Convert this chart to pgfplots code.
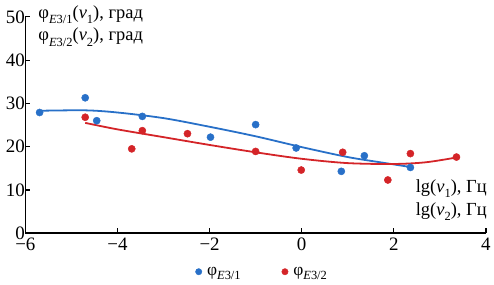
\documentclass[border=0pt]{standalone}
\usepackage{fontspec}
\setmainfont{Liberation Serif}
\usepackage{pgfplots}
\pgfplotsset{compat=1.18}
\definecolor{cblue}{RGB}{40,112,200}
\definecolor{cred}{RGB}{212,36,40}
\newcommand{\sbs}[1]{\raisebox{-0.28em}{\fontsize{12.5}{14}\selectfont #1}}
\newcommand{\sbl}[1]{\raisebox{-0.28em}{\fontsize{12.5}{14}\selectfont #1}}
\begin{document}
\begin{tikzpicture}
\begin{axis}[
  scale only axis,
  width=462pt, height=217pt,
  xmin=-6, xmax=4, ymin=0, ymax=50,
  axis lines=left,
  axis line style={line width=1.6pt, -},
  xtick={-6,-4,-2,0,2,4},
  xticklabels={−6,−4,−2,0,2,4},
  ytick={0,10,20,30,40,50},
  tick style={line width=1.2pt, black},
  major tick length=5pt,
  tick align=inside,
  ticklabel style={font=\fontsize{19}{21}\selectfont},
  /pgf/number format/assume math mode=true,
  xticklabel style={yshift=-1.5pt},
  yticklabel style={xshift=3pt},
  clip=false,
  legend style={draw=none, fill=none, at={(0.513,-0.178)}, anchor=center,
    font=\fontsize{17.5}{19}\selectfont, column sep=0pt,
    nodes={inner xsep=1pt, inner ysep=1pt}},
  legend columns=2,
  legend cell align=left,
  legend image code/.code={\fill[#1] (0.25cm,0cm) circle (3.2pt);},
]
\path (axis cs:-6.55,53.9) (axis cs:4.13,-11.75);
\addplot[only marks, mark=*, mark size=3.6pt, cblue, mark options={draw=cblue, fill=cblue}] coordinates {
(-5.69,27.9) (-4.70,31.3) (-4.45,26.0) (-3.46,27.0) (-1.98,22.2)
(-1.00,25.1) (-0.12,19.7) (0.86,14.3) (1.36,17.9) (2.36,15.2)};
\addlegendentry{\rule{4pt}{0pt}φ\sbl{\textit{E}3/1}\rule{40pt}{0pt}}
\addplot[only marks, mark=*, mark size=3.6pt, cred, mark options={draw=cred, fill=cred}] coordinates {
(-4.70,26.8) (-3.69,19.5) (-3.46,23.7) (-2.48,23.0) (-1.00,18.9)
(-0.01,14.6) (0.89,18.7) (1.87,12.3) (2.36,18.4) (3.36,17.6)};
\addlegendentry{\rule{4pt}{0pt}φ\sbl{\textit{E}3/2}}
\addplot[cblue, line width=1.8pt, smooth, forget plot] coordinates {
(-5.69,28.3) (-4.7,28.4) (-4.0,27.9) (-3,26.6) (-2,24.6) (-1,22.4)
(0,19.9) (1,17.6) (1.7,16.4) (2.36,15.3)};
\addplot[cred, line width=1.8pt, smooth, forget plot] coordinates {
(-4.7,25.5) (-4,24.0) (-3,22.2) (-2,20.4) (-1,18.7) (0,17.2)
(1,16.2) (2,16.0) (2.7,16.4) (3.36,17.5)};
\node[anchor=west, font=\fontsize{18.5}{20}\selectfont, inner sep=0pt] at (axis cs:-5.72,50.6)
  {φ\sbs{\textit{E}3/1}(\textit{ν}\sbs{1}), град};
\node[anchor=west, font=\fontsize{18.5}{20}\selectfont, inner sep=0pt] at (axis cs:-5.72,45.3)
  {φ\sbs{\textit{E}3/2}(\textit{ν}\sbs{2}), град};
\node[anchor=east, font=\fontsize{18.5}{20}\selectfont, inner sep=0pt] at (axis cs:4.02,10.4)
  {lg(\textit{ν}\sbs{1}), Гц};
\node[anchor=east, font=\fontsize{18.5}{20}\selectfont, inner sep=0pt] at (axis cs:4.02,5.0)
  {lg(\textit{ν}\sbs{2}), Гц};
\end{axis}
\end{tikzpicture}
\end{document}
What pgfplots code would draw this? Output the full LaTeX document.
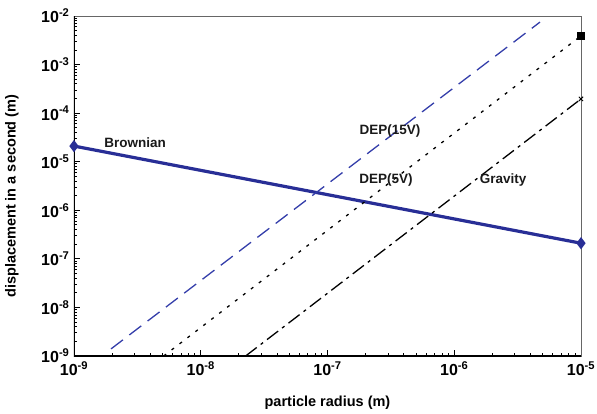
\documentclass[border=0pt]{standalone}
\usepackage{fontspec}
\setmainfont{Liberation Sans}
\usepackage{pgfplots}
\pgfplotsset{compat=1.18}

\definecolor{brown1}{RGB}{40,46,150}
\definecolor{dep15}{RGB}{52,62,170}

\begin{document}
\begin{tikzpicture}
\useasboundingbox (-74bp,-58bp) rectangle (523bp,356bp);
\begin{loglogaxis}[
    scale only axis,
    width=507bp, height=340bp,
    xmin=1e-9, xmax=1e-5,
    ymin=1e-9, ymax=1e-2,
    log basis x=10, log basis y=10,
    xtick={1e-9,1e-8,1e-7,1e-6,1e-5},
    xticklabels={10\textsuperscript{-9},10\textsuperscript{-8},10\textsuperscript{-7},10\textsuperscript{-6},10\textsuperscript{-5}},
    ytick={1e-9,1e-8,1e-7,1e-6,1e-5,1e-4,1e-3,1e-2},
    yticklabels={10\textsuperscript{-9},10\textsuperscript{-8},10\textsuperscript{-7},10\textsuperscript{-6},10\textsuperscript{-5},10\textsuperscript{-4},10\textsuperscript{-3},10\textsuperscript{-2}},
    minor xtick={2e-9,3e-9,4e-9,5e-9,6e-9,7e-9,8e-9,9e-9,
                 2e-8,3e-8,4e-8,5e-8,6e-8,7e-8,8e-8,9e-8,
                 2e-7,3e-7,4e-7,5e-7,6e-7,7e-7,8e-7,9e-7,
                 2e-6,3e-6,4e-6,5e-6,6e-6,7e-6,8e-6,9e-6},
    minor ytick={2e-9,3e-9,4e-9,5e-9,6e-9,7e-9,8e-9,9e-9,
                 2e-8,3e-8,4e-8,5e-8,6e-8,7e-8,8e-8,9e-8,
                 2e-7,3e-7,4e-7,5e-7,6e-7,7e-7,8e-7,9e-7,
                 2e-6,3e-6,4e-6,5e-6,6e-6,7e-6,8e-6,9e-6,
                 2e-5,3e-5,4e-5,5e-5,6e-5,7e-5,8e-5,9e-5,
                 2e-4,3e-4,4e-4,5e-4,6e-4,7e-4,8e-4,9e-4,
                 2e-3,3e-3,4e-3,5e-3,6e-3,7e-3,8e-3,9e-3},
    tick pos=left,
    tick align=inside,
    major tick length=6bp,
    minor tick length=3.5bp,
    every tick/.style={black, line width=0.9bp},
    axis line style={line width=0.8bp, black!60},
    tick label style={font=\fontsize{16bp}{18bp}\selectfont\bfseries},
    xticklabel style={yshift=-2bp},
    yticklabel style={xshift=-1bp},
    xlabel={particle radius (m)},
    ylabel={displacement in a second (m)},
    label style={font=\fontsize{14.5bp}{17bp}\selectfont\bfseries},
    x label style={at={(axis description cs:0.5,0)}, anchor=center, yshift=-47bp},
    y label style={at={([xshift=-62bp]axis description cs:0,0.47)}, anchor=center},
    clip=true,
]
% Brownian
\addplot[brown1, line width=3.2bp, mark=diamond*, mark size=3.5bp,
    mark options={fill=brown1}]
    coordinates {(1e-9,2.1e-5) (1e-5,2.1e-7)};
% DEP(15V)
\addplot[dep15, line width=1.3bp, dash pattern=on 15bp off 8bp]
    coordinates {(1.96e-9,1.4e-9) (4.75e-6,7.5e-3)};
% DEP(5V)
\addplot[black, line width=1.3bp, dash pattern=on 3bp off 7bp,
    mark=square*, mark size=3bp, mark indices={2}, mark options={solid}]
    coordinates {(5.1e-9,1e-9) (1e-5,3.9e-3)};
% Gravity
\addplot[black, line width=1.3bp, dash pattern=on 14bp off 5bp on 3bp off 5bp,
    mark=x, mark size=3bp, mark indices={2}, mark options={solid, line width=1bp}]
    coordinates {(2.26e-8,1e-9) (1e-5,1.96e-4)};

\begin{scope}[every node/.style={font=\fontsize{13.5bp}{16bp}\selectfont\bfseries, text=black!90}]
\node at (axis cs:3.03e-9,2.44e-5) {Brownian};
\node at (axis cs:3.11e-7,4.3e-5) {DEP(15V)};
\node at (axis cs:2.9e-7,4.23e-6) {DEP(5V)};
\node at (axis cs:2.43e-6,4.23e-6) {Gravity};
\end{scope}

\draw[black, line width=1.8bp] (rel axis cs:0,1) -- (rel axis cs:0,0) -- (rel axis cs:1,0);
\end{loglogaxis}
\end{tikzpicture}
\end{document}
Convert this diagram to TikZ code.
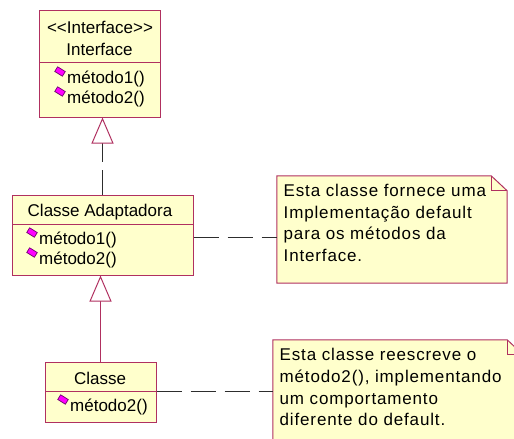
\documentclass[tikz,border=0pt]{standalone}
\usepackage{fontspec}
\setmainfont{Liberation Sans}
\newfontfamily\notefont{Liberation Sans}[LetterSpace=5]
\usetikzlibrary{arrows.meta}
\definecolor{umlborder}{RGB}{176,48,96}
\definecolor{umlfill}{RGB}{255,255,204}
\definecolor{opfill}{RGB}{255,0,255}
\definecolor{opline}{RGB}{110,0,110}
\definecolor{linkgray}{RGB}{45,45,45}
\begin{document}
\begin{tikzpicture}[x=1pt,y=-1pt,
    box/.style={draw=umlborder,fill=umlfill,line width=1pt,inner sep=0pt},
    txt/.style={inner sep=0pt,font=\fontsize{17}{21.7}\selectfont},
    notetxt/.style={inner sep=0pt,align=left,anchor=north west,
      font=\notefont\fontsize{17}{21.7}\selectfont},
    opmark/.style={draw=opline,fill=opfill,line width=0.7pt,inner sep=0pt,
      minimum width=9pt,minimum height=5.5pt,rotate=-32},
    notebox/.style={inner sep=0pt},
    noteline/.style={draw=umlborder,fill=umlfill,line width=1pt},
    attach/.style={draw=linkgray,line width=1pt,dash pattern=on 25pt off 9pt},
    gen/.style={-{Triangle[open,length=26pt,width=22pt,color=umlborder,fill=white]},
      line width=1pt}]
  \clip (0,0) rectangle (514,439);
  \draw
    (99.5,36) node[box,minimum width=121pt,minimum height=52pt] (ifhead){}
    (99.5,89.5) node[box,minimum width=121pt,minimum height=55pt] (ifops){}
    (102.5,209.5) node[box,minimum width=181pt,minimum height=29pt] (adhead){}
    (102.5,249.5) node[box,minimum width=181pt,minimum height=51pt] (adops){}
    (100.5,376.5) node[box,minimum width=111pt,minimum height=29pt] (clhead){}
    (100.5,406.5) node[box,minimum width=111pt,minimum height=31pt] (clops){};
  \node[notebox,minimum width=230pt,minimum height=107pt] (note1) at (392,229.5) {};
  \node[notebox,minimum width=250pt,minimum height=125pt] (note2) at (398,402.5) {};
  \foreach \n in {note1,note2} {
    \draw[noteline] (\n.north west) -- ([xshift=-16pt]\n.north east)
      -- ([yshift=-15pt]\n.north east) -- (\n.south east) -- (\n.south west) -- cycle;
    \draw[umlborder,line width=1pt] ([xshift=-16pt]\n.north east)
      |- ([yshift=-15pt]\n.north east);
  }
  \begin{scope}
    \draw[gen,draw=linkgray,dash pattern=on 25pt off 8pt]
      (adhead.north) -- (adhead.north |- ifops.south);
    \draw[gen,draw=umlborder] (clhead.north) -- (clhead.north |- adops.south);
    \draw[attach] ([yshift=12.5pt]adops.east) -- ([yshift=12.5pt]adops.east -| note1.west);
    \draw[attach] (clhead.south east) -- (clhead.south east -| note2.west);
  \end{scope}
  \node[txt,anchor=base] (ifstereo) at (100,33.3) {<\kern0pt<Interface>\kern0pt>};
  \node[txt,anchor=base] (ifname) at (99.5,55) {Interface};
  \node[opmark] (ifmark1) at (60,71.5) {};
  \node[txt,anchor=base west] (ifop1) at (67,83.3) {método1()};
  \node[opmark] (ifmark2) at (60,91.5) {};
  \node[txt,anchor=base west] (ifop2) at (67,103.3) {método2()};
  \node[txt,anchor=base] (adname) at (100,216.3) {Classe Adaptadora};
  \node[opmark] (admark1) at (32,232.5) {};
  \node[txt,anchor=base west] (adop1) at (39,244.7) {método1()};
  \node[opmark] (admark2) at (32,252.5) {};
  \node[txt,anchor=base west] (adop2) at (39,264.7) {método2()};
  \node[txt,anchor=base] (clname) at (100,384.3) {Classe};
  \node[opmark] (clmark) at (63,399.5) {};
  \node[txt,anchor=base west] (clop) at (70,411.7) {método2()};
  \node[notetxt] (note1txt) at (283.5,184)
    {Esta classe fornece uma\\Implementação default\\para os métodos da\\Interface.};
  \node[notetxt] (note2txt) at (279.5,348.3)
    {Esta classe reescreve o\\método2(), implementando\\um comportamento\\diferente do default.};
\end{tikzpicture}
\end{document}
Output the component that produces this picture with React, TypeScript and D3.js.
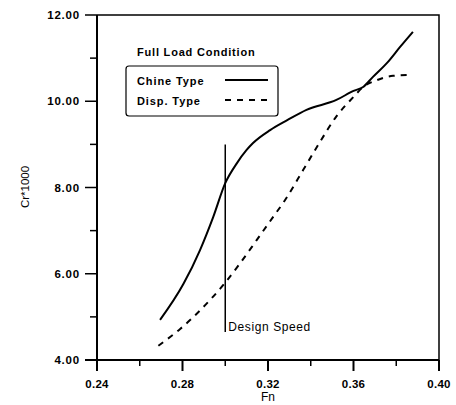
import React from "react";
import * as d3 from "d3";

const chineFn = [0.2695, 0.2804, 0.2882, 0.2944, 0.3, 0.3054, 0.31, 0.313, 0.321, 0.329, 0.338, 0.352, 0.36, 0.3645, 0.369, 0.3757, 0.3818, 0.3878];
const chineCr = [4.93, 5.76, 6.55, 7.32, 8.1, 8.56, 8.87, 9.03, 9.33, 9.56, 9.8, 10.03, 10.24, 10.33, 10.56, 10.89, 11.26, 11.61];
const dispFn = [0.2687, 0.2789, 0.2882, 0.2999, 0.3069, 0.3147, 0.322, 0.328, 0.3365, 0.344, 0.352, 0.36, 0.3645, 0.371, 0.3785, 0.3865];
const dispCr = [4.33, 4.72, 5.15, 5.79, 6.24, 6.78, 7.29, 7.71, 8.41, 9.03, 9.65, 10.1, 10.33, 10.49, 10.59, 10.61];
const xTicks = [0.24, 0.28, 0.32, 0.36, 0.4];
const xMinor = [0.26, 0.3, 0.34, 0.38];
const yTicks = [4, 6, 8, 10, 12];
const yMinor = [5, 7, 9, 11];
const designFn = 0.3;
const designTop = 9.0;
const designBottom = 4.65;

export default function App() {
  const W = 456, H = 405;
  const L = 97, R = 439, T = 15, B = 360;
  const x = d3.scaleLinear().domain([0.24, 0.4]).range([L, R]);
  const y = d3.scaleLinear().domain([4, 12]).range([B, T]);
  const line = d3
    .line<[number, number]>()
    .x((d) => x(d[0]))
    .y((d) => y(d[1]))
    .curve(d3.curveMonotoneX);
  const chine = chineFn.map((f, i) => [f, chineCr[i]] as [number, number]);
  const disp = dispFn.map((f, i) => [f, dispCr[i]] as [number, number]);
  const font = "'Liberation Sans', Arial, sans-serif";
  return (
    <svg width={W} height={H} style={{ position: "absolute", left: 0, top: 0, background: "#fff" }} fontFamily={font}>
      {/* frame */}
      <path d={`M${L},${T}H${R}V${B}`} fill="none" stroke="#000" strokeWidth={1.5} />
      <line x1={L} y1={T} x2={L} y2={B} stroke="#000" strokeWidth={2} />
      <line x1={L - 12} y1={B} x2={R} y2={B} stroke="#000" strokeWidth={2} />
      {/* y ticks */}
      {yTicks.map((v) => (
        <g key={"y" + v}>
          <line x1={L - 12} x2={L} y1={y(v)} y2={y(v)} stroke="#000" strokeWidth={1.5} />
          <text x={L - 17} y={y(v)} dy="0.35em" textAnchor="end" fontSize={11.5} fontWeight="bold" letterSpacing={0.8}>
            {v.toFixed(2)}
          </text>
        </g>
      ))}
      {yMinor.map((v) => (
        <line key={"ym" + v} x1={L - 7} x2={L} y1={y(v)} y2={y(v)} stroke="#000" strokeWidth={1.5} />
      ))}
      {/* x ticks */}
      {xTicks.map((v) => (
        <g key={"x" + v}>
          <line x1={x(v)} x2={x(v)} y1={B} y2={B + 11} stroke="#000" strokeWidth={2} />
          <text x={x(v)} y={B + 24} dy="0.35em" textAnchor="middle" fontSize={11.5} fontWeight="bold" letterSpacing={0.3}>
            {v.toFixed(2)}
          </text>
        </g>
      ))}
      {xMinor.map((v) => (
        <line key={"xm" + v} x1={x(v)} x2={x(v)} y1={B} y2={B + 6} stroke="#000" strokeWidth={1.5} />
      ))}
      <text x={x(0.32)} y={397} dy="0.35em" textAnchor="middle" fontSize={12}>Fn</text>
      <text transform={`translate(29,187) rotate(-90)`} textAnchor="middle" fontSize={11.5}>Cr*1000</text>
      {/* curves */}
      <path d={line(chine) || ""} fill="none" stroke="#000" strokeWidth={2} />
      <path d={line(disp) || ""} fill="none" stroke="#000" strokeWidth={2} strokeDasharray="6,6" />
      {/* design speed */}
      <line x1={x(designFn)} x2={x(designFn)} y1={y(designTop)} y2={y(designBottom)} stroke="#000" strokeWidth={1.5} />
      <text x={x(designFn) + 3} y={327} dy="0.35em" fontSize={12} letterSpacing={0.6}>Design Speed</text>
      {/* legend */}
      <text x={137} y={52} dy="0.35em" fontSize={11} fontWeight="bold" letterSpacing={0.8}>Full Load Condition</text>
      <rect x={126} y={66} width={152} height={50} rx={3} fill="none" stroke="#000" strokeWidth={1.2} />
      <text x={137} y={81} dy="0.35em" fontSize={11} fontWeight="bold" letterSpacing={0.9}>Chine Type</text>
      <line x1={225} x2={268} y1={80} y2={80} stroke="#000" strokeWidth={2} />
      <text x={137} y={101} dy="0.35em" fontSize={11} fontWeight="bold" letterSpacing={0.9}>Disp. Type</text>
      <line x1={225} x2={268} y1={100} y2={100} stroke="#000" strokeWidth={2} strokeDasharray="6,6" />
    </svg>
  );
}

——————————

Brief ▸ Give back the exact lines above, running from the one that has "Output the component" through the one that has "import * as", with nothing added and no pictures.

Solution for this task ▸
Output the component that produces this picture with React, TypeScript and D3.js.
import React from "react";
import * as d3 from "d3";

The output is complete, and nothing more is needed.